> _Task details_
Every line from the start of the entries up to and including the one bearing "[floor_front, floor_front +" must be printed verbatim, without the pictures.
# Start of Dataset
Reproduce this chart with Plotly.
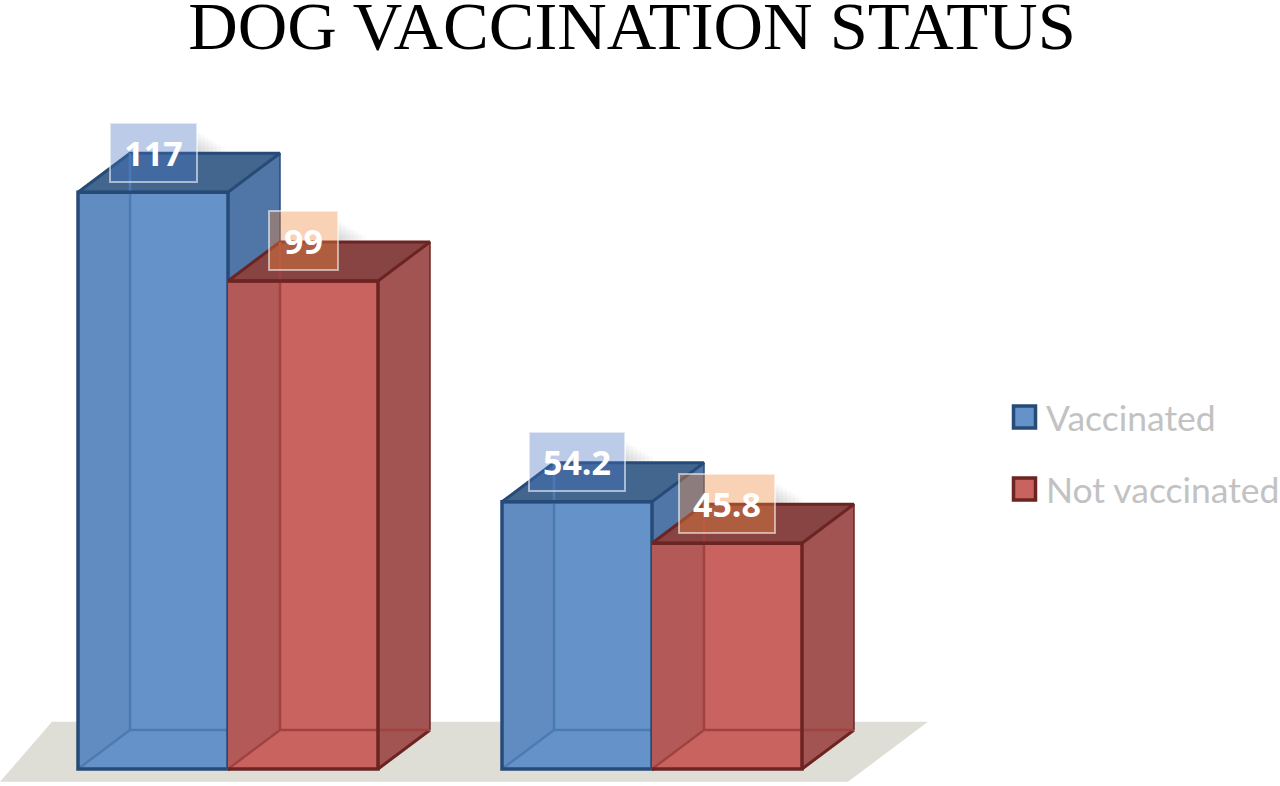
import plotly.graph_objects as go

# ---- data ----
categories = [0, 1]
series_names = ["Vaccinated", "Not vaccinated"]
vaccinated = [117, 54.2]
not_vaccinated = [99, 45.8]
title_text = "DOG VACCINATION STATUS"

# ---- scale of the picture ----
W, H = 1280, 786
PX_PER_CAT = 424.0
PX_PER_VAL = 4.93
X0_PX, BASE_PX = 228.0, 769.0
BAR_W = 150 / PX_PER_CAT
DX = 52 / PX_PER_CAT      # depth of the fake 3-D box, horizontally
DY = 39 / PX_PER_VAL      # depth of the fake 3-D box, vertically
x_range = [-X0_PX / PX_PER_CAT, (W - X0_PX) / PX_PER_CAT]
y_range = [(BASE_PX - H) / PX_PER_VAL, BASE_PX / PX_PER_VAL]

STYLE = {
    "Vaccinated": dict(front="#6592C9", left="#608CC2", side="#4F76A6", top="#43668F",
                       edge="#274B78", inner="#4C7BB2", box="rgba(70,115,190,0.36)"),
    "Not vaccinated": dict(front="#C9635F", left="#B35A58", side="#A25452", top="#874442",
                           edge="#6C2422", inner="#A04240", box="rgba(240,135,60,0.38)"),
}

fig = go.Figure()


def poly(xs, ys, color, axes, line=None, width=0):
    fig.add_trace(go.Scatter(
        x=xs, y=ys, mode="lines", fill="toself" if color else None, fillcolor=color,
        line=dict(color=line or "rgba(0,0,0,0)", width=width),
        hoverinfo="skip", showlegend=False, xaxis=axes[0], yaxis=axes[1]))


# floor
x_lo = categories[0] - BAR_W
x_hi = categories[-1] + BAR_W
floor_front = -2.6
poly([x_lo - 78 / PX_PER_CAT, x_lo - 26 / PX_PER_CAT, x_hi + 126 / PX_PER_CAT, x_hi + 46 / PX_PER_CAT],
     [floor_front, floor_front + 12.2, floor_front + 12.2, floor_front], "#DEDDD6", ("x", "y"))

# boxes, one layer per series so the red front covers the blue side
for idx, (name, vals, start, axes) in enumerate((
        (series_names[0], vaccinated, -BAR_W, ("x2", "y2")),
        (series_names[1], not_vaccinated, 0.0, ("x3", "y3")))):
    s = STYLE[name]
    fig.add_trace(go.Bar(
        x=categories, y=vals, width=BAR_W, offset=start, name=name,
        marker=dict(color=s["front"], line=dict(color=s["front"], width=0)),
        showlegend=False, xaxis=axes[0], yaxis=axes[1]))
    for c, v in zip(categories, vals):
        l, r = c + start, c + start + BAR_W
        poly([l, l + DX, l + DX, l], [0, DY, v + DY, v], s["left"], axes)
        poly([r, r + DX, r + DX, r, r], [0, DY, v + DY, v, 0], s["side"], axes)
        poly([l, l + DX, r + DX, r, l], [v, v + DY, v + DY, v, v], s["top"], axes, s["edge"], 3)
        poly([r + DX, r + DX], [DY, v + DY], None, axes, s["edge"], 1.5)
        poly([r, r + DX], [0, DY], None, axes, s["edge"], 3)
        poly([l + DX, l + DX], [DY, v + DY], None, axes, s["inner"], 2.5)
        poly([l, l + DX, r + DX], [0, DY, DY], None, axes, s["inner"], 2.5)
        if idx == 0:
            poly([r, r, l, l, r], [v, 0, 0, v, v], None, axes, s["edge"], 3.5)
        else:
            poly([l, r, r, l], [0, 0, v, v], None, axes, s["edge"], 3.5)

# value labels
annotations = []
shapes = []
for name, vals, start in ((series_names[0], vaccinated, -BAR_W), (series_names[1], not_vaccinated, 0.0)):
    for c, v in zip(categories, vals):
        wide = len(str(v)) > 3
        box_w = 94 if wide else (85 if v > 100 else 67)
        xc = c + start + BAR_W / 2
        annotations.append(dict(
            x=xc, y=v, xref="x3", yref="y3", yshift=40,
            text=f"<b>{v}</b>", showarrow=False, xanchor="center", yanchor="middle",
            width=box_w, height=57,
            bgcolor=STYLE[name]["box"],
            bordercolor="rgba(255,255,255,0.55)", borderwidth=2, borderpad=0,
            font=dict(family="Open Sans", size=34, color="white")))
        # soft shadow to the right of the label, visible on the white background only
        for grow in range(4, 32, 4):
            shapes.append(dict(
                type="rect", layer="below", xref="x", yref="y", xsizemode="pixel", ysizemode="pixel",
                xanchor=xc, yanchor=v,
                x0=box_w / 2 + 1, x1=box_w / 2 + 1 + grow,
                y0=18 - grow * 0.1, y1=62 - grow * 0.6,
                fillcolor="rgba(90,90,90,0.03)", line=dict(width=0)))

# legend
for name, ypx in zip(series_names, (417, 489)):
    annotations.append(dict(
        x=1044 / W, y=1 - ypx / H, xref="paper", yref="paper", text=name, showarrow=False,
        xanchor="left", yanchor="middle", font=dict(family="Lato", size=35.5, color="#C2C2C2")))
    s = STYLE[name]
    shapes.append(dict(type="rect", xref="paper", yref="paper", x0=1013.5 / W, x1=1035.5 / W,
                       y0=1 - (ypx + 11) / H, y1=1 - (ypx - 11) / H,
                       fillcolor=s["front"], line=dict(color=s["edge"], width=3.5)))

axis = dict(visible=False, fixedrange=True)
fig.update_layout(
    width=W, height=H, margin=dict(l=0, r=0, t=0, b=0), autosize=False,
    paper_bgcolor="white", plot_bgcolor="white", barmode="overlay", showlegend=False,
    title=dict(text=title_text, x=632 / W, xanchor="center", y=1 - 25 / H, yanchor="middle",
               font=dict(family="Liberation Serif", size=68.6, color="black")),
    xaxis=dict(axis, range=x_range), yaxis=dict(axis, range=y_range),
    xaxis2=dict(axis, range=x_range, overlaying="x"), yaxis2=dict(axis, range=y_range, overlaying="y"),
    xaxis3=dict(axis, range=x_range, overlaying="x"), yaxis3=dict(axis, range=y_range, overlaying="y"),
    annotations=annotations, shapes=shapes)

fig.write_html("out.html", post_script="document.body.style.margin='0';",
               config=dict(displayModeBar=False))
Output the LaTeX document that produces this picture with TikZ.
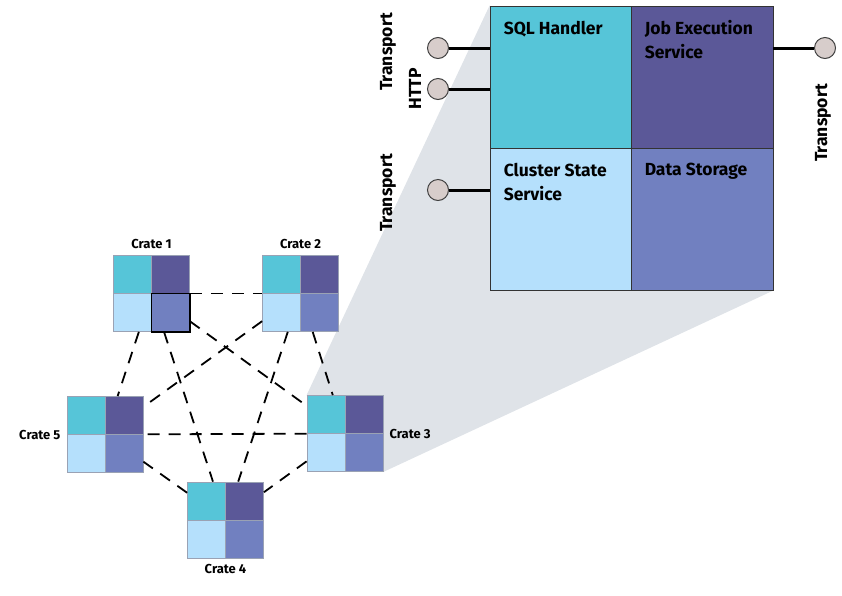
# End of Dataset
> _Response for this exercise_
Reproduce this chart with Plotly.
import plotly.graph_objects as go

# ---- data ----
categories = [0, 1]
series_names = ["Vaccinated", "Not vaccinated"]
vaccinated = [117, 54.2]
not_vaccinated = [99, 45.8]
title_text = "DOG VACCINATION STATUS"

# ---- scale of the picture ----
W, H = 1280, 786
PX_PER_CAT = 424.0
PX_PER_VAL = 4.93
X0_PX, BASE_PX = 228.0, 769.0
BAR_W = 150 / PX_PER_CAT
DX = 52 / PX_PER_CAT      # depth of the fake 3-D box, horizontally
DY = 39 / PX_PER_VAL      # depth of the fake 3-D box, vertically
x_range = [-X0_PX / PX_PER_CAT, (W - X0_PX) / PX_PER_CAT]
y_range = [(BASE_PX - H) / PX_PER_VAL, BASE_PX / PX_PER_VAL]

STYLE = {
    "Vaccinated": dict(front="#6592C9", left="#608CC2", side="#4F76A6", top="#43668F",
                       edge="#274B78", inner="#4C7BB2", box="rgba(70,115,190,0.36)"),
    "Not vaccinated": dict(front="#C9635F", left="#B35A58", side="#A25452", top="#874442",
                           edge="#6C2422", inner="#A04240", box="rgba(240,135,60,0.38)"),
}

fig = go.Figure()


def poly(xs, ys, color, axes, line=None, width=0):
    fig.add_trace(go.Scatter(
        x=xs, y=ys, mode="lines", fill="toself" if color else None, fillcolor=color,
        line=dict(color=line or "rgba(0,0,0,0)", width=width),
        hoverinfo="skip", showlegend=False, xaxis=axes[0], yaxis=axes[1]))


# floor
x_lo = categories[0] - BAR_W
x_hi = categories[-1] + BAR_W
floor_front = -2.6
poly([x_lo - 78 / PX_PER_CAT, x_lo - 26 / PX_PER_CAT, x_hi + 126 / PX_PER_CAT, x_hi + 46 / PX_PER_CAT],
     [floor_front, floor_front + 12.2, floor_front + 12.2, floor_front], "#DEDDD6", ("x", "y"))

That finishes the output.